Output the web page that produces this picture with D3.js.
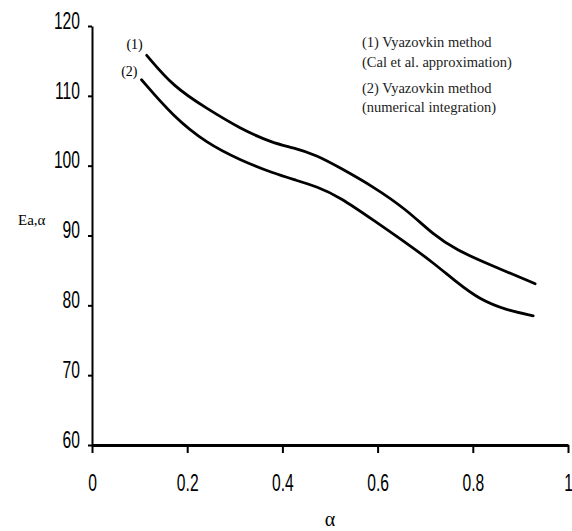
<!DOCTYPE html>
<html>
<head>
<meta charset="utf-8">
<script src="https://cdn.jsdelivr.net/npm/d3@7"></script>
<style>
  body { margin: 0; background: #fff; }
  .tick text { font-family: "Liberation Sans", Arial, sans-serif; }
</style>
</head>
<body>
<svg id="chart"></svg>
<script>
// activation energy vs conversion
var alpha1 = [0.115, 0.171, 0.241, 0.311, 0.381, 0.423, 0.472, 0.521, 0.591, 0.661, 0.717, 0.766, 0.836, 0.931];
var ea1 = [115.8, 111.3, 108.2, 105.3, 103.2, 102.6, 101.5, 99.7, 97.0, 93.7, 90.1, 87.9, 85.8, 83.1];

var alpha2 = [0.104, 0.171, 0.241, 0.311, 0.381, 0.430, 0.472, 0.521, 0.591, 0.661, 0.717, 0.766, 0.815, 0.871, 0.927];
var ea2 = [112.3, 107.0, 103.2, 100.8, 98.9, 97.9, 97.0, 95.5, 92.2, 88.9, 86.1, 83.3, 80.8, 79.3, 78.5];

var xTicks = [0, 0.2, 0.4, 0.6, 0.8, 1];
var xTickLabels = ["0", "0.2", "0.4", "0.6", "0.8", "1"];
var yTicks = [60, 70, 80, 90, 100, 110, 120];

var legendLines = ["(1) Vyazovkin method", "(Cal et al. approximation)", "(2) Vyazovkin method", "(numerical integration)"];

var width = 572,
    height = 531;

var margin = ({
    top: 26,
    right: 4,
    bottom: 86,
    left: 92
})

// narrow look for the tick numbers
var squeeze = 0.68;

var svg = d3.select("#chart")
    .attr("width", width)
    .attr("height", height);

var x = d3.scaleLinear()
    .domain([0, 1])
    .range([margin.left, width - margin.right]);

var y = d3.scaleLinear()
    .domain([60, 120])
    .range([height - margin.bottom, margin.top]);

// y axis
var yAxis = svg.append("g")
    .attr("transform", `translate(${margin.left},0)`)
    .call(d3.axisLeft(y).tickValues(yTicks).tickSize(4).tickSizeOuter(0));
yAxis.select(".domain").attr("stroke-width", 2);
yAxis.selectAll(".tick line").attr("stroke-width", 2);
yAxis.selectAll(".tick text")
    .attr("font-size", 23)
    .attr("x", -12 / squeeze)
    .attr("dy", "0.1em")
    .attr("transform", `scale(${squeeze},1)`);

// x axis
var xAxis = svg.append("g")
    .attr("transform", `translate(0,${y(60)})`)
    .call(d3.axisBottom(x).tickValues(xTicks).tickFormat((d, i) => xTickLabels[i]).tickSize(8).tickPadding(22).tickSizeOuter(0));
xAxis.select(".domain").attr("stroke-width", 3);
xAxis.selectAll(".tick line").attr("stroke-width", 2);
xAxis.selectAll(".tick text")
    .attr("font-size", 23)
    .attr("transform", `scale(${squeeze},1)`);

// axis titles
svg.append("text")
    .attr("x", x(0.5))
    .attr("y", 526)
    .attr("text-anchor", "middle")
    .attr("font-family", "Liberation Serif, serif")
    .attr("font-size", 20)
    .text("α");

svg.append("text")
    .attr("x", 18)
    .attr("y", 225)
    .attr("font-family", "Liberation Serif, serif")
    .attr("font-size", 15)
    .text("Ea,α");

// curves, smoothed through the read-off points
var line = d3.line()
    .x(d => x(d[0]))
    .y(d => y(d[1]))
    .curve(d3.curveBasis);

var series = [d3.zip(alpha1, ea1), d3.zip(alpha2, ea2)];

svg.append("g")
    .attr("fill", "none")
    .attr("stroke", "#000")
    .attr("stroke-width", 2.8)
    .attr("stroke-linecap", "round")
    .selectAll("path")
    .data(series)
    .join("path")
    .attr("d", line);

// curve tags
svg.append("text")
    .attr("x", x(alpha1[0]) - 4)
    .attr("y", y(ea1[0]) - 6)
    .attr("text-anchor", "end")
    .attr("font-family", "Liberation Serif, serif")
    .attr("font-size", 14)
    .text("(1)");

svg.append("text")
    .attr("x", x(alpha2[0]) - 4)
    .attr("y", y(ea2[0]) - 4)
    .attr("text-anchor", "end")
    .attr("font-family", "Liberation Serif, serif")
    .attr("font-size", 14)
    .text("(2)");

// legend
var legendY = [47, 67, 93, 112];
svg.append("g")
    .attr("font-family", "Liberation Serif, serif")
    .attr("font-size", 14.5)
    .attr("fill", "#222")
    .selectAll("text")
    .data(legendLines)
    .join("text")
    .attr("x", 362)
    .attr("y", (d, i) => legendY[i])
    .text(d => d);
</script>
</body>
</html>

◇ ◇ ◇ ◇ ◇ ◇ ◇

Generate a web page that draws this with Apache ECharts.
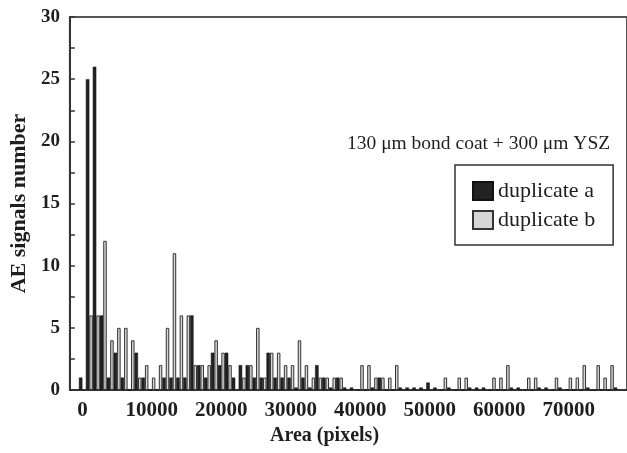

◇ ◇ ◇ ◇ ◇ ◇ ◇

To be done:
Extract each line holding the string "this".

Written response:
Output the web page that produces this picture with D3.js.
Generate a web page that draws this with Apache ECharts.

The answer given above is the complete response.